Dataset rows:
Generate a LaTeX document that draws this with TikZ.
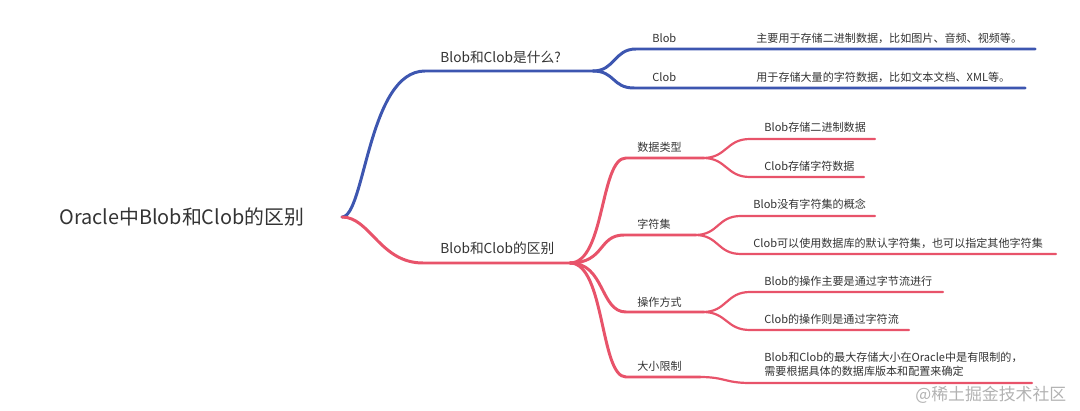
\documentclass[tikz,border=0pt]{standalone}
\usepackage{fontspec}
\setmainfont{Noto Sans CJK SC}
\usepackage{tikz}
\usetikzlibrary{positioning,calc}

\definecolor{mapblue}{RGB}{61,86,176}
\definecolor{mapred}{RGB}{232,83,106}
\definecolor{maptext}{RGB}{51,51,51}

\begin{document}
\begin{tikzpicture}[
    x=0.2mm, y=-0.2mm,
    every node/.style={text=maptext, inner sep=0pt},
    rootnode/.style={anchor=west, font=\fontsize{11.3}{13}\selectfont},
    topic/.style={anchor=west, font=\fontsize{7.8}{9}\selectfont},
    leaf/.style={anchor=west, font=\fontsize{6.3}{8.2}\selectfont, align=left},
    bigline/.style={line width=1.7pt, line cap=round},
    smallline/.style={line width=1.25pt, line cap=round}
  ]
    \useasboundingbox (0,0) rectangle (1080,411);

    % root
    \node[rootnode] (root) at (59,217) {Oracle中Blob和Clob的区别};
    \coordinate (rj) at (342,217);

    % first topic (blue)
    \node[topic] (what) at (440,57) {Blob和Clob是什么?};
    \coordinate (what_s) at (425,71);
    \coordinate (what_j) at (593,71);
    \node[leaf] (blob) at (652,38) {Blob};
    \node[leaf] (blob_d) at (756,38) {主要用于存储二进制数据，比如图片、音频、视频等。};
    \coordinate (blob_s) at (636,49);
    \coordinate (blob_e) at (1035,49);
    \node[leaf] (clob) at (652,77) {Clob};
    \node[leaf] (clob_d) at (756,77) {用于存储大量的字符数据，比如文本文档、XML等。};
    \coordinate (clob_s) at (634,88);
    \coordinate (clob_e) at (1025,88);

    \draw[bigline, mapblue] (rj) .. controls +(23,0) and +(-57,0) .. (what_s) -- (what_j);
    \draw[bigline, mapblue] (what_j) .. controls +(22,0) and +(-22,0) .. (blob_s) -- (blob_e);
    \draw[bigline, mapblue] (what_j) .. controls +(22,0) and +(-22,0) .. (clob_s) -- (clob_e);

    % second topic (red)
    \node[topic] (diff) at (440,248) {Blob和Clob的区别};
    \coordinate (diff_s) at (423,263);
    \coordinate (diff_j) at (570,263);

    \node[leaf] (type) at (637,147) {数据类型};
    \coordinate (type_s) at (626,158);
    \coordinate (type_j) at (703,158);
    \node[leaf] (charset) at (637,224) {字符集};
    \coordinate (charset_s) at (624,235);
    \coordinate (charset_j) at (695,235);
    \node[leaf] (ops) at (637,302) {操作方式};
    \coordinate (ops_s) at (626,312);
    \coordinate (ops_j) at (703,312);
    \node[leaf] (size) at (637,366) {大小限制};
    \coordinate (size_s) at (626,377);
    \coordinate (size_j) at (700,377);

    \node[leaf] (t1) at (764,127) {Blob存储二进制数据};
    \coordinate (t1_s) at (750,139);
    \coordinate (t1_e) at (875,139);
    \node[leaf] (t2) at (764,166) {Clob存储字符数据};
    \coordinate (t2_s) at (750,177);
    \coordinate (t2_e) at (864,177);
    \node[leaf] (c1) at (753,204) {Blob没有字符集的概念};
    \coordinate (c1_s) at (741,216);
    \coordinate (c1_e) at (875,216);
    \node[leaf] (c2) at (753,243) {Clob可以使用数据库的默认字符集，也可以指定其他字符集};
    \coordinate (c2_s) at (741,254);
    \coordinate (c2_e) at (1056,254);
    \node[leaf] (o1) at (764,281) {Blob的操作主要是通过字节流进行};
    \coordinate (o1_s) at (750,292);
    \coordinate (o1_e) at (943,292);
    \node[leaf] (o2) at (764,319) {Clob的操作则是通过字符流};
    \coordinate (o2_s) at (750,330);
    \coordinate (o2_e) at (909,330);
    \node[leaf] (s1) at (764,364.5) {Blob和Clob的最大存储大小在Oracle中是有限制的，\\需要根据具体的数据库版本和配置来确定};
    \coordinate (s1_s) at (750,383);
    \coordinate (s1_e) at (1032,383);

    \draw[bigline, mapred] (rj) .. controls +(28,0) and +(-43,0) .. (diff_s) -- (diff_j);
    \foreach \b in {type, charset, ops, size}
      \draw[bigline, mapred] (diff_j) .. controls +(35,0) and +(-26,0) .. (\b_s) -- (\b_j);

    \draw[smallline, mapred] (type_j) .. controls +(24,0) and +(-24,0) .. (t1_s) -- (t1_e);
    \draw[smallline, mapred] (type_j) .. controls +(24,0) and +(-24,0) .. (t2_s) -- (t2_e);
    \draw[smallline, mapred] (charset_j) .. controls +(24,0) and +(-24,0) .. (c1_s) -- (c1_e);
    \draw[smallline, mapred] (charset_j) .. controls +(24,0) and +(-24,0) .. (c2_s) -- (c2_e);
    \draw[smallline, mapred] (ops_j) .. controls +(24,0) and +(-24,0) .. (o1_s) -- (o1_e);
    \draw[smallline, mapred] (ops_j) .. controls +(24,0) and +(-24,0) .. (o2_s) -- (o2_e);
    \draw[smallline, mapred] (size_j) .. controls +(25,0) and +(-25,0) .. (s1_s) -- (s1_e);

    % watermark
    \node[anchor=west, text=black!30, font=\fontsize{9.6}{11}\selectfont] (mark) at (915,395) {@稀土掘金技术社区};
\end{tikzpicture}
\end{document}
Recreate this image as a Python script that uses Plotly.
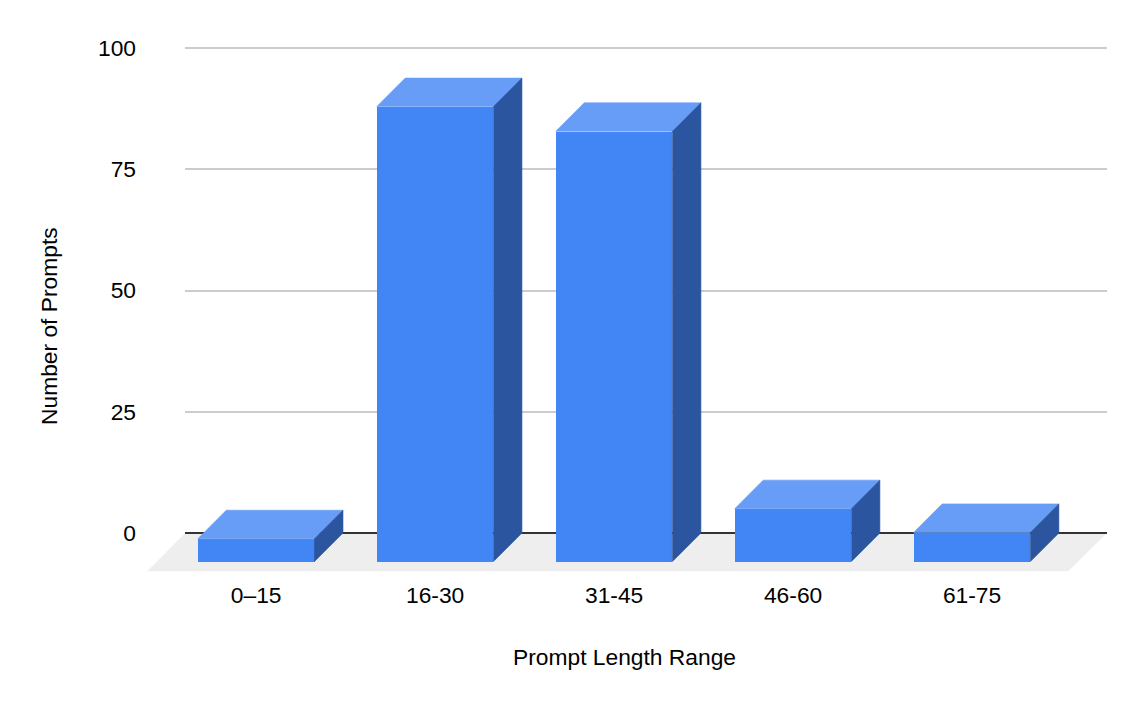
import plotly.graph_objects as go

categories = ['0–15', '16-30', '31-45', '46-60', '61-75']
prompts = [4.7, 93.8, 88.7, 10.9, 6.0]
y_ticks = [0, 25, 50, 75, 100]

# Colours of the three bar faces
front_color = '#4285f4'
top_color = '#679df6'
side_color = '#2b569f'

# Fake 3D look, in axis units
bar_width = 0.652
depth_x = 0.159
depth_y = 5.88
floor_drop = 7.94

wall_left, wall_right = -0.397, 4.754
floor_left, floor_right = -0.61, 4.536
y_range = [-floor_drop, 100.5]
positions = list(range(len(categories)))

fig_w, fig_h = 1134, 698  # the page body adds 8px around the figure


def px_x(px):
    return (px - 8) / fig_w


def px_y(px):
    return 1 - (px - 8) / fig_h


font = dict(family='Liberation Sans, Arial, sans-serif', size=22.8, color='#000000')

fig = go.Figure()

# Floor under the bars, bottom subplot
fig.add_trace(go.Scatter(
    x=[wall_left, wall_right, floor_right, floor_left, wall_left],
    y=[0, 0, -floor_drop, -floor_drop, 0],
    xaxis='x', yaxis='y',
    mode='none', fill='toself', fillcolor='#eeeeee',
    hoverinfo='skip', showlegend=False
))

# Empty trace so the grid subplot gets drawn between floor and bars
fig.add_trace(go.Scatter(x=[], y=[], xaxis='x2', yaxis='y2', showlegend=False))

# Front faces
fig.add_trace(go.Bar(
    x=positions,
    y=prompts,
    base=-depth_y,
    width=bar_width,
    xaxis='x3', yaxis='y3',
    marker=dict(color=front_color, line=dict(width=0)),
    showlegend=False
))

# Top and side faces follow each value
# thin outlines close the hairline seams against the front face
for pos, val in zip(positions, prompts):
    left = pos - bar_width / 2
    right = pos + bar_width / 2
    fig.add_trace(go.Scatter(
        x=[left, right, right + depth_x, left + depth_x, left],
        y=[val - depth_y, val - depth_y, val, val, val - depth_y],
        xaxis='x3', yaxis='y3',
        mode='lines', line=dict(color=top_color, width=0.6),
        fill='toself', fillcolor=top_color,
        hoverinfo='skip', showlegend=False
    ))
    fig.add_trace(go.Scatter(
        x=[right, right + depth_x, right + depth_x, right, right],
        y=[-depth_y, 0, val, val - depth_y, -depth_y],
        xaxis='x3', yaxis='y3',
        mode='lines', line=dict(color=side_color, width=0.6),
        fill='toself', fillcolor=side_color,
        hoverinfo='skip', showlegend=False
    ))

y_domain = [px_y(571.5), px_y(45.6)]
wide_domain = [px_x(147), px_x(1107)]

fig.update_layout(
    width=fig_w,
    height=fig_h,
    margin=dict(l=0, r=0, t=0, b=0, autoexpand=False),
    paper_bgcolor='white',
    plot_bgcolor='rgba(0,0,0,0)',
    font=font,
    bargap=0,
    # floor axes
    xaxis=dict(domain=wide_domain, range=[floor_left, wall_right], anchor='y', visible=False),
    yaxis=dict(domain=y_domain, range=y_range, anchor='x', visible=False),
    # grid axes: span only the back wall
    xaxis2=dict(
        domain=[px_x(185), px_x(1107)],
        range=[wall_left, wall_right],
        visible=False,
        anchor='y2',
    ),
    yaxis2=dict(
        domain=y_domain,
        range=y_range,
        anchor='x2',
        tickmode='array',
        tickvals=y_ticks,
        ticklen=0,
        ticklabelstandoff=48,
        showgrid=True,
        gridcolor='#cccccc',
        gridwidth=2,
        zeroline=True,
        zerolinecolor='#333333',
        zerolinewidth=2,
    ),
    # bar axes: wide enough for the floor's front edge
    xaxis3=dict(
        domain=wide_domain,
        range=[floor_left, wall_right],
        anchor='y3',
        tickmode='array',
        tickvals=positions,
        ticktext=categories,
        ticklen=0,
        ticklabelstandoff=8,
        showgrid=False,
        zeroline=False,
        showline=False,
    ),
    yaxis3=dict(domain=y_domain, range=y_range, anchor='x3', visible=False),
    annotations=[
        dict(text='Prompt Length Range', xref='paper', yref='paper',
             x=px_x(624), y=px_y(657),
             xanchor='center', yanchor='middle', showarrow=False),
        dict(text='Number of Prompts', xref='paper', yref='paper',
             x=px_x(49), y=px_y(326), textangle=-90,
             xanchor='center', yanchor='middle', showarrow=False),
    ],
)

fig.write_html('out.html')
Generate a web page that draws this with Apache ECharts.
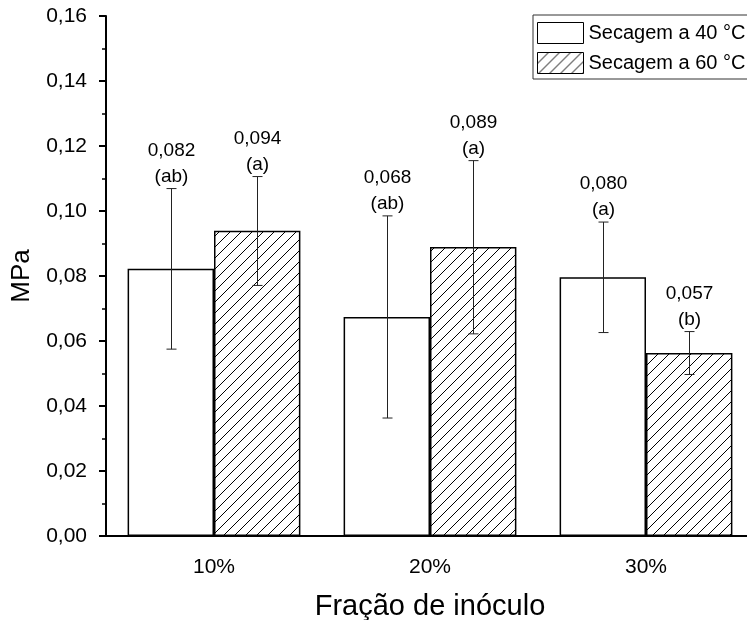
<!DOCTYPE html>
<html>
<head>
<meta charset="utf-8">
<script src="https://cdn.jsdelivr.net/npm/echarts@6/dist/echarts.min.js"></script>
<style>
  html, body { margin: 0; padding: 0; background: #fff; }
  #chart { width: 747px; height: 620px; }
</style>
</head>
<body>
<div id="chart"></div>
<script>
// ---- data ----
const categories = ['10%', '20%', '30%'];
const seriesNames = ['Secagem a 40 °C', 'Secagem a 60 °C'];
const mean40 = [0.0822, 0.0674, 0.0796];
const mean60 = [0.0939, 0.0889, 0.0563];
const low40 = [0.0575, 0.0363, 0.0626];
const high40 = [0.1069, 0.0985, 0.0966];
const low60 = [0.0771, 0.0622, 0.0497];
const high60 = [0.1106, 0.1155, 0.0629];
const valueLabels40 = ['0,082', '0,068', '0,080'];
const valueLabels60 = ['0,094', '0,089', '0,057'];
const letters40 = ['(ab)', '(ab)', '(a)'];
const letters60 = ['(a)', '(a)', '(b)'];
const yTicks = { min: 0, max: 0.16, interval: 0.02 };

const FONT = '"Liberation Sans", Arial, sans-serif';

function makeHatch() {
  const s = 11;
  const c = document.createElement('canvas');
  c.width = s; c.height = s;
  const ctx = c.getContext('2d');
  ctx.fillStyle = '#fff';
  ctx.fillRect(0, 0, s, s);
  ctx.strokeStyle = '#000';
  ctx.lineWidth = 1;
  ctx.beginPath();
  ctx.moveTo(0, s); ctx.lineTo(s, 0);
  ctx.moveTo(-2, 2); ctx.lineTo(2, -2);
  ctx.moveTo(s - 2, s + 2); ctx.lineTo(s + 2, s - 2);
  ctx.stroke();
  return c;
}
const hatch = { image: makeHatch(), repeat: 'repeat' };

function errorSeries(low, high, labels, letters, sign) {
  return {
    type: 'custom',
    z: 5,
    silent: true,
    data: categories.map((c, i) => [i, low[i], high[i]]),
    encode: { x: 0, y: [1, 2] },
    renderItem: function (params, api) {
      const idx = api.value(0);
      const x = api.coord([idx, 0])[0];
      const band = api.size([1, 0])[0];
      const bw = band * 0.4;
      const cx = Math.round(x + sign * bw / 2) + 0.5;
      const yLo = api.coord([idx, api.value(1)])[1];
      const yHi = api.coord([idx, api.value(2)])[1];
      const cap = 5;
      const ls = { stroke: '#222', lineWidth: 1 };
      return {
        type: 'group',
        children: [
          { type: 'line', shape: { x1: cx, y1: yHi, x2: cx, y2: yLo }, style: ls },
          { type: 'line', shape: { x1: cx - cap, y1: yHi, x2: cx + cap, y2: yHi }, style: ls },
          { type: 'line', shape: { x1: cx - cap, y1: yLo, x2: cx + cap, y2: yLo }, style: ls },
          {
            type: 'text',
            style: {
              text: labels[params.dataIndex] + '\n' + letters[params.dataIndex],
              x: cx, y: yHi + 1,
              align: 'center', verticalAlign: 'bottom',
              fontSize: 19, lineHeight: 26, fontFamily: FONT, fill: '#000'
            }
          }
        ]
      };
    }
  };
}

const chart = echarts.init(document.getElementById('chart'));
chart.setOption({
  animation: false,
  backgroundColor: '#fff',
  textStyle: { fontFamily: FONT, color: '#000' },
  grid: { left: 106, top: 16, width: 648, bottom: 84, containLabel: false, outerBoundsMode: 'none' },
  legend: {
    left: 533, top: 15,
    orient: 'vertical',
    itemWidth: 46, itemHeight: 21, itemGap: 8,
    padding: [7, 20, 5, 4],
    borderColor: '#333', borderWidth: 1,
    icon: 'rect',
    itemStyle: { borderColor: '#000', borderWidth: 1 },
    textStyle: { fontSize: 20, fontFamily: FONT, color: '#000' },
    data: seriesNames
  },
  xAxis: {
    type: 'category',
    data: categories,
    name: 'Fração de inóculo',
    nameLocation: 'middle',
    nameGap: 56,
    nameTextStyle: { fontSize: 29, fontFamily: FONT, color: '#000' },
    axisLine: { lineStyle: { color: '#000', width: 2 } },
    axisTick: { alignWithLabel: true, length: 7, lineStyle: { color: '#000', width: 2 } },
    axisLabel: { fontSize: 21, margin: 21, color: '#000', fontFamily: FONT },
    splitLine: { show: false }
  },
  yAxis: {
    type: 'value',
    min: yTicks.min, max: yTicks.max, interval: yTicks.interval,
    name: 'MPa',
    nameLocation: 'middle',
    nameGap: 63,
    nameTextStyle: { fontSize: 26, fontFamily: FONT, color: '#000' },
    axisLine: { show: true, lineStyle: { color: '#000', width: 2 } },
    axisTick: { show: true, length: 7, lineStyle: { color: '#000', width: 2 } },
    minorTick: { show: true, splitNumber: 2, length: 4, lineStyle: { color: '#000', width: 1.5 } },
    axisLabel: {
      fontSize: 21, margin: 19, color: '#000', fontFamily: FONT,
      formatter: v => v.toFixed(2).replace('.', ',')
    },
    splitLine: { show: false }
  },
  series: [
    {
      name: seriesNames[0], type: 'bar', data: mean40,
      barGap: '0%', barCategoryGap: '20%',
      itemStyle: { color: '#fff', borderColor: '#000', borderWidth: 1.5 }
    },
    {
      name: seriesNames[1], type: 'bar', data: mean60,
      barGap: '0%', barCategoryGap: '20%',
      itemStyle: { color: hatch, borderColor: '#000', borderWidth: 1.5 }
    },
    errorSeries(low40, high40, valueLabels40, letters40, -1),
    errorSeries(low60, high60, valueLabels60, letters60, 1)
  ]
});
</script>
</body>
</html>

THE REQUEST:
Leave out the pictures and restate, word for word, the lines from the top of the data through the line containing "(rj) at (342,217);", both included.

FINAL RESULT:
Generate a LaTeX document that draws this with TikZ.
\documentclass[tikz,border=0pt]{standalone}
\usepackage{fontspec}
\setmainfont{Noto Sans CJK SC}
\usepackage{tikz}
\usetikzlibrary{positioning,calc}

\definecolor{mapblue}{RGB}{61,86,176}
\definecolor{mapred}{RGB}{232,83,106}
\definecolor{maptext}{RGB}{51,51,51}

\begin{document}
\begin{tikzpicture}[
    x=0.2mm, y=-0.2mm,
    every node/.style={text=maptext, inner sep=0pt},
    rootnode/.style={anchor=west, font=\fontsize{11.3}{13}\selectfont},
    topic/.style={anchor=west, font=\fontsize{7.8}{9}\selectfont},
    leaf/.style={anchor=west, font=\fontsize{6.3}{8.2}\selectfont, align=left},
    bigline/.style={line width=1.7pt, line cap=round},
    smallline/.style={line width=1.25pt, line cap=round}
  ]
    \useasboundingbox (0,0) rectangle (1080,411);

    % root
    \node[rootnode] (root) at (59,217) {Oracle中Blob和Clob的区别};
    \coordinate (rj) at (342,217);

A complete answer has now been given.